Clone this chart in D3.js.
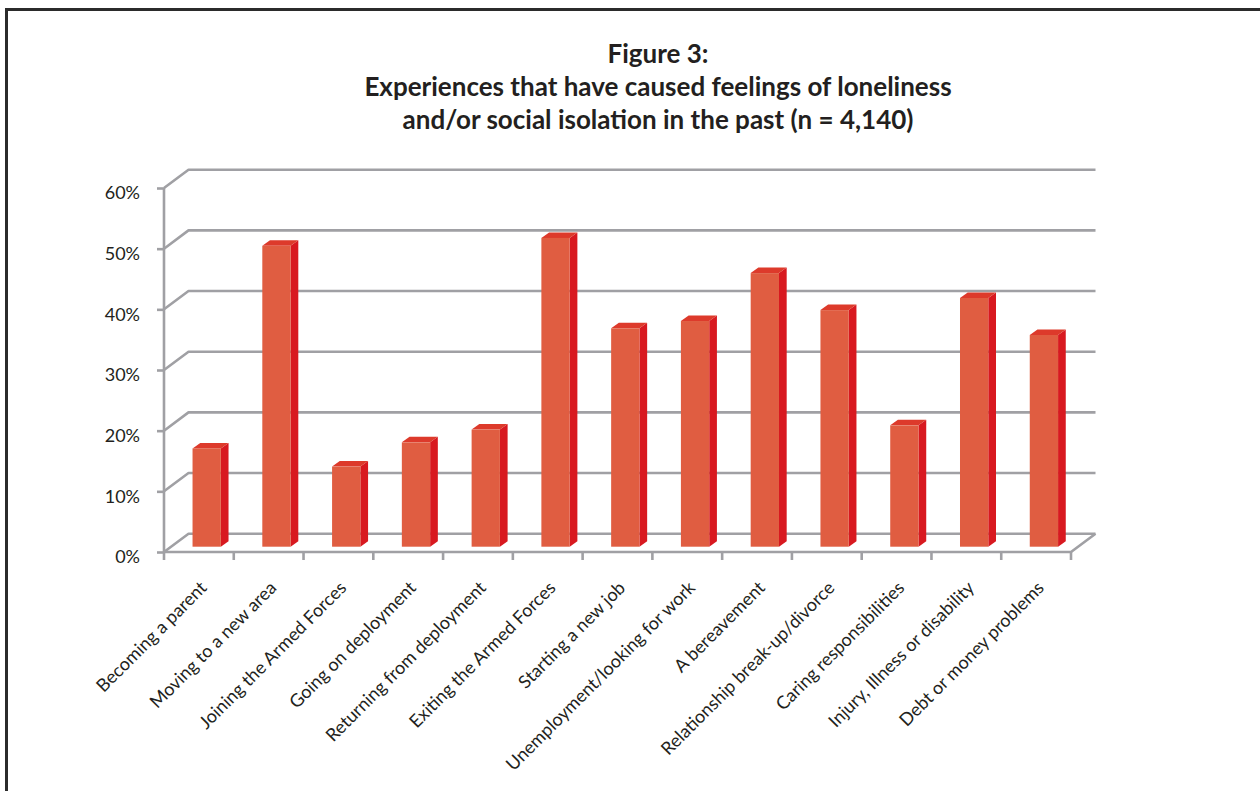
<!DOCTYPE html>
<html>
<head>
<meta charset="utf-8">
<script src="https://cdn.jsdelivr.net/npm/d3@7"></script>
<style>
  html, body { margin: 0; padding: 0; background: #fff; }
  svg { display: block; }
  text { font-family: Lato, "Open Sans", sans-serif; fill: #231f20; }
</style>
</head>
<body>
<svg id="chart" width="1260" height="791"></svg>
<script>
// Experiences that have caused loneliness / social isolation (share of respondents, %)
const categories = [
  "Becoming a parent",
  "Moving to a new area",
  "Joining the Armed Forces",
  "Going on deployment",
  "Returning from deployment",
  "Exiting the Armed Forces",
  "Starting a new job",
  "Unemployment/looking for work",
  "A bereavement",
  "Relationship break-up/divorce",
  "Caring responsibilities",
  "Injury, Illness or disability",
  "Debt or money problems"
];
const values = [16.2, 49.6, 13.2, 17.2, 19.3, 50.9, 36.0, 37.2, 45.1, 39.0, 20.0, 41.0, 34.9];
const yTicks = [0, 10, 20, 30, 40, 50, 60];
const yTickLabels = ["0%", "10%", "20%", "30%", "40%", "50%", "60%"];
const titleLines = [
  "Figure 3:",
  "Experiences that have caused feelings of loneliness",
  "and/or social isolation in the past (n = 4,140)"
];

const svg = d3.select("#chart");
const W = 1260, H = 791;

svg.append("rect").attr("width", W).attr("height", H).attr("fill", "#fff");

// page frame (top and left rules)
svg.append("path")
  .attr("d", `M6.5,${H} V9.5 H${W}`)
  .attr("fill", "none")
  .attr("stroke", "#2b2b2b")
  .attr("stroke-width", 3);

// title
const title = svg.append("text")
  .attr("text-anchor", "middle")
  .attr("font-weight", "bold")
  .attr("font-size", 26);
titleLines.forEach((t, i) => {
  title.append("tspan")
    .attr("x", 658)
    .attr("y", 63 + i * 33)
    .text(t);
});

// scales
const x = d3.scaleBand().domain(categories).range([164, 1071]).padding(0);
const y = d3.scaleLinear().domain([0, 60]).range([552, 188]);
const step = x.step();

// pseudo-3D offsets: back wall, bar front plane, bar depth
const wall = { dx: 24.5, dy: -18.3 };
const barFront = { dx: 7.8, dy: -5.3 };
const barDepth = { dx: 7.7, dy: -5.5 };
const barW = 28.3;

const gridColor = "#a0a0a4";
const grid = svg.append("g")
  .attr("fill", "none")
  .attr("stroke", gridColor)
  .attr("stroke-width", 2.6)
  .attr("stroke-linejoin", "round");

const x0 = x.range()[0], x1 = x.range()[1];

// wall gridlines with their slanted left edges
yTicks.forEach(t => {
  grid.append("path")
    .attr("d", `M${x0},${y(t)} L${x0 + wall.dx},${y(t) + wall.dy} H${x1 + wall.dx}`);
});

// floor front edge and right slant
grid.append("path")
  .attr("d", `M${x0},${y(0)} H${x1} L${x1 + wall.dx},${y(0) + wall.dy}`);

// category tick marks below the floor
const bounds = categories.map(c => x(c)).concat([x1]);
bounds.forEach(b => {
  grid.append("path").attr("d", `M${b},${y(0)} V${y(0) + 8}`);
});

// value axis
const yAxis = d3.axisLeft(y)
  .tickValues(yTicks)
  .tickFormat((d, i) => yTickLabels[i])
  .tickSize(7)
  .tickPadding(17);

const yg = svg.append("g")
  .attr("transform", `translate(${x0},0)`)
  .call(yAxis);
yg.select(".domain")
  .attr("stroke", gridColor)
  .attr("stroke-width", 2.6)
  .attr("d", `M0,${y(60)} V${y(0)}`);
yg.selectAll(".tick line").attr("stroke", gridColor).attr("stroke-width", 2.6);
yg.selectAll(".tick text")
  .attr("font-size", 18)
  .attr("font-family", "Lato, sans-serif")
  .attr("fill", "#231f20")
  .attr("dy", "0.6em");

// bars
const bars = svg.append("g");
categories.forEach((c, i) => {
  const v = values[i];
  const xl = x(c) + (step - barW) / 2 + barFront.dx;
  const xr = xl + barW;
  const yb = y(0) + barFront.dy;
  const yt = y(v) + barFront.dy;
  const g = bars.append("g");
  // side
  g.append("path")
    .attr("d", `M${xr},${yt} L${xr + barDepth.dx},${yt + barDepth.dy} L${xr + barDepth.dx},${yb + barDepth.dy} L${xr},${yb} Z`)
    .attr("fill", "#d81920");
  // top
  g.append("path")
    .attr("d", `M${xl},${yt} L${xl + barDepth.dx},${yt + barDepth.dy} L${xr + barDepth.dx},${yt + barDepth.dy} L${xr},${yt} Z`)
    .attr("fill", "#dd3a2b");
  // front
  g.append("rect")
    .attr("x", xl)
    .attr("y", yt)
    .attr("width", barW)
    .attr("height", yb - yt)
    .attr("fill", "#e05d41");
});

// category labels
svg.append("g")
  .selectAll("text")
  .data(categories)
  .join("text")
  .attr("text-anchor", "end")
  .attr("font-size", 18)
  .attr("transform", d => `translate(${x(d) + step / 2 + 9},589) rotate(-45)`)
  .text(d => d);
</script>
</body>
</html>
══════
* WHAT TO WORK ON *
The data should be printed again unchanged; leave its pictures out.

* RIGHT ANSWER *
Clone this chart in D3.js.
<!DOCTYPE html>
<html>
<head>
<meta charset="utf-8">
<script src="https://cdn.jsdelivr.net/npm/d3@7"></script>
<style>
  html, body { margin: 0; padding: 0; background: #fff; }
  svg { display: block; }
  text { font-family: Lato, "Open Sans", sans-serif; fill: #231f20; }
</style>
</head>
<body>
<svg id="chart" width="1260" height="791"></svg>
<script>
// Experiences that have caused loneliness / social isolation (share of respondents, %)
const categories = [
  "Becoming a parent",
  "Moving to a new area",
  "Joining the Armed Forces",
  "Going on deployment",
  "Returning from deployment",
  "Exiting the Armed Forces",
  "Starting a new job",
  "Unemployment/looking for work",
  "A bereavement",
  "Relationship break-up/divorce",
  "Caring responsibilities",
  "Injury, Illness or disability",
  "Debt or money problems"
];
const values = [16.2, 49.6, 13.2, 17.2, 19.3, 50.9, 36.0, 37.2, 45.1, 39.0, 20.0, 41.0, 34.9];
const yTicks = [0, 10, 20, 30, 40, 50, 60];
const yTickLabels = ["0%", "10%", "20%", "30%", "40%", "50%", "60%"];
const titleLines = [
  "Figure 3:",
  "Experiences that have caused feelings of loneliness",
  "and/or social isolation in the past (n = 4,140)"
];

const svg = d3.select("#chart");
const W = 1260, H = 791;

svg.append("rect").attr("width", W).attr("height", H).attr("fill", "#fff");

// page frame (top and left rules)
svg.append("path")
  .attr("d", `M6.5,${H} V9.5 H${W}`)
  .attr("fill", "none")
  .attr("stroke", "#2b2b2b")
  .attr("stroke-width", 3);

// title
const title = svg.append("text")
  .attr("text-anchor", "middle")
  .attr("font-weight", "bold")
  .attr("font-size", 26);
titleLines.forEach((t, i) => {
  title.append("tspan")
    .attr("x", 658)
    .attr("y", 63 + i * 33)
    .text(t);
});

// scales
const x = d3.scaleBand().domain(categories).range([164, 1071]).padding(0);
const y = d3.scaleLinear().domain([0, 60]).range([552, 188]);
const step = x.step();

// pseudo-3D offsets: back wall, bar front plane, bar depth
const wall = { dx: 24.5, dy: -18.3 };
const barFront = { dx: 7.8, dy: -5.3 };
const barDepth = { dx: 7.7, dy: -5.5 };
const barW = 28.3;

const gridColor = "#a0a0a4";
const grid = svg.append("g")
  .attr("fill", "none")
  .attr("stroke", gridColor)
  .attr("stroke-width", 2.6)
  .attr("stroke-linejoin", "round");

const x0 = x.range()[0], x1 = x.range()[1];

// wall gridlines with their slanted left edges
yTicks.forEach(t => {
  grid.append("path")
    .attr("d", `M${x0},${y(t)} L${x0 + wall.dx},${y(t) + wall.dy} H${x1 + wall.dx}`);
});

// floor front edge and right slant
grid.append("path")
  .attr("d", `M${x0},${y(0)} H${x1} L${x1 + wall.dx},${y(0) + wall.dy}`);

// category tick marks below the floor
const bounds = categories.map(c => x(c)).concat([x1]);
bounds.forEach(b => {
  grid.append("path").attr("d", `M${b},${y(0)} V${y(0) + 8}`);
});

// value axis
const yAxis = d3.axisLeft(y)
  .tickValues(yTicks)
  .tickFormat((d, i) => yTickLabels[i])
  .tickSize(7)
  .tickPadding(17);

const yg = svg.append("g")
  .attr("transform", `translate(${x0},0)`)
  .call(yAxis);
yg.select(".domain")
  .attr("stroke", gridColor)
  .attr("stroke-width", 2.6)
  .attr("d", `M0,${y(60)} V${y(0)}`);
yg.selectAll(".tick line").attr("stroke", gridColor).attr("stroke-width", 2.6);
yg.selectAll(".tick text")
  .attr("font-size", 18)
  .attr("font-family", "Lato, sans-serif")
  .attr("fill", "#231f20")
  .attr("dy", "0.6em");

// bars
const bars = svg.append("g");
categories.forEach((c, i) => {
  const v = values[i];
  const xl = x(c) + (step - barW) / 2 + barFront.dx;
  const xr = xl + barW;
  const yb = y(0) + barFront.dy;
  const yt = y(v) + barFront.dy;
  const g = bars.append("g");
  // side
  g.append("path")
    .attr("d", `M${xr},${yt} L${xr + barDepth.dx},${yt + barDepth.dy} L${xr + barDepth.dx},${yb + barDepth.dy} L${xr},${yb} Z`)
    .attr("fill", "#d81920");
  // top
  g.append("path")
    .attr("d", `M${xl},${yt} L${xl + barDepth.dx},${yt + barDepth.dy} L${xr + barDepth.dx},${yt + barDepth.dy} L${xr},${yt} Z`)
    .attr("fill", "#dd3a2b");
  // front
  g.append("rect")
    .attr("x", xl)
    .attr("y", yt)
    .attr("width", barW)
    .attr("height", yb - yt)
    .attr("fill", "#e05d41");
});

// category labels
svg.append("g")
  .selectAll("text")
  .data(categories)
  .join("text")
  .attr("text-anchor", "end")
  .attr("font-size", 18)
  .attr("transform", d => `translate(${x(d) + step / 2 + 9},589) rotate(-45)`)
  .text(d => d);
</script>
</body>
</html>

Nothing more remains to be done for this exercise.